## SOURCE MATERIAL
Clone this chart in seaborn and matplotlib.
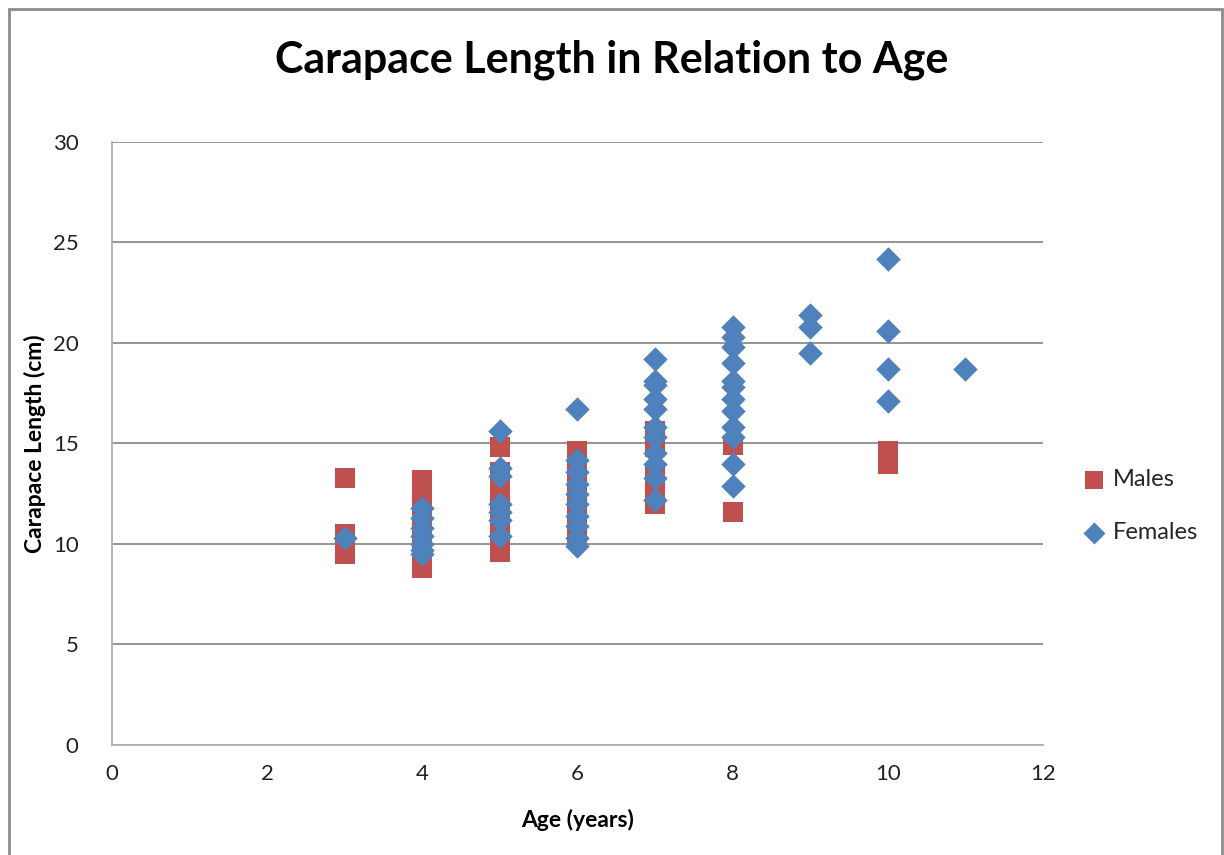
import pandas as pd
import seaborn as sns
import matplotlib.pyplot as plt
from matplotlib.patches import Rectangle

# Males (red squares)
male_age = [3, 3, 3,
            4, 4, 4, 4, 4, 4, 4,
            5, 5, 5, 5, 5, 5, 5,
            6, 6, 6, 6, 6, 6, 6,
            7, 7, 7, 7, 7,
            8, 8,
            10, 10]
male_len = [13.3, 10.5, 9.5,
            13.2, 12.5, 11.8, 11.0, 10.3, 9.6, 8.8,
            14.8, 13.6, 12.8, 12.0, 11.2, 10.4, 9.6,
            14.6, 13.8, 13.0, 12.2, 11.5, 10.8, 10.3,
            15.6, 14.8, 13.5, 12.8, 12.0,
            14.9, 11.6,
            14.6, 14.0]

# Females (blue diamonds)
female_age = [3,
              4, 4, 4, 4, 4, 4, 4,
              5, 5, 5, 5, 5, 5, 5,
              6, 6, 6, 6, 6, 6, 6, 6, 6, 6,
              7, 7, 7, 7, 7, 7, 7, 7, 7, 7, 7,
              8, 8, 8, 8, 8, 8, 8, 8, 8, 8, 8, 8,
              9, 9, 9,
              10, 10, 10, 10,
              11]
female_len = [10.3,
              11.8, 11.3, 10.8, 10.4, 10.0, 9.7, 9.5,
              15.6, 13.8, 13.4, 12.0, 11.6, 11.2, 10.4,
              16.7, 14.2, 13.6, 13.0, 12.5, 12.0, 11.4, 10.9, 10.3, 9.9,
              19.2, 18.1, 17.9, 17.2, 16.7, 15.8, 15.3, 14.5, 14.0, 13.3, 12.2,
              20.8, 20.3, 19.8, 19.0, 18.1, 17.8, 17.2, 16.6, 15.8, 15.3, 14.0, 12.9,
              21.4, 20.8, 19.5,
              24.2, 20.6, 18.7, 17.1,
              18.7]

df = pd.DataFrame({
    'Age': male_age + female_age,
    'Length': male_len + female_len,
    'Sex': ['Males'] * len(male_age) + ['Females'] * len(female_age),
})

sns.set_style('white')
plt.rcParams['font.family'] = ['Lato', 'DejaVu Sans']

fig = plt.figure(figsize=(12.24, 8.55), dpi=100)
ax = fig.add_axes([0.0915, 0.1287, 0.7605, 0.7053])

palette = {'Males': '#C0504D', 'Females': '#4F81BD'}
sns.scatterplot(data=df[df.Sex == 'Males'], x='Age', y='Length', color=palette['Males'],
                marker='s', s=210, linewidth=0, ax=ax, label='Males')
sns.scatterplot(data=df[df.Sex == 'Females'], x='Age', y='Length', color=palette['Females'],
                marker='D', s=155, linewidth=0, ax=ax, label='Females')

ax.set_xlim(0, 12)
ax.set_ylim(0, 30)
ax.set_xticks(range(0, 13, 2))
ax.set_yticks(range(0, 31, 5))
ax.yaxis.grid(True, color='#8c8c8c', linewidth=1.3)
ax.set_axisbelow(True)
for side in ['top', 'right']:
    ax.spines[side].set_visible(False)
for side in ['left', 'bottom']:
    ax.spines[side].set_color('#b0b0b0')
    ax.spines[side].set_linewidth(1.3)
ax.tick_params(axis='both', labelsize=16, colors='#222222', length=0)
ax.tick_params(axis='x', pad=14)
ax.tick_params(axis='y', pad=24)

ax.set_xlabel('Age (years)', fontsize=16.5, fontweight='bold', color='black', labelpad=18)
ax.set_ylabel('Carapace Length (cm)', fontsize=16.5, fontweight='bold', color='black', labelpad=5)
fig.text(0.5, 0.93, 'Carapace Length in Relation to Age', ha='center', va='center',
         fontsize=31, fontweight='bold', color='black')

ax.legend(loc='center left', bbox_to_anchor=(1.013, 0.396), frameon=False,
          fontsize=17, handletextpad=0.05, handlelength=1.5, labelspacing=1.35,
          markerscale=0.9)

fig.patches.append(Rectangle((0.007, -0.1), 0.991, 1.09, transform=fig.transFigure,
                             fill=False, edgecolor='#8c8c8c', linewidth=2))

fig.savefig('out.png', dpi=100)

## EXERCISE AIM
Copy exactly the lines running from the beginning of the listing through the line that has "from matplotlib.patches import Rectangle". Drop the pictures.

## OUTPUT FOR THIS EXERCISE
Clone this chart in seaborn and matplotlib.
import pandas as pd
import seaborn as sns
import matplotlib.pyplot as plt
from matplotlib.patches import Rectangle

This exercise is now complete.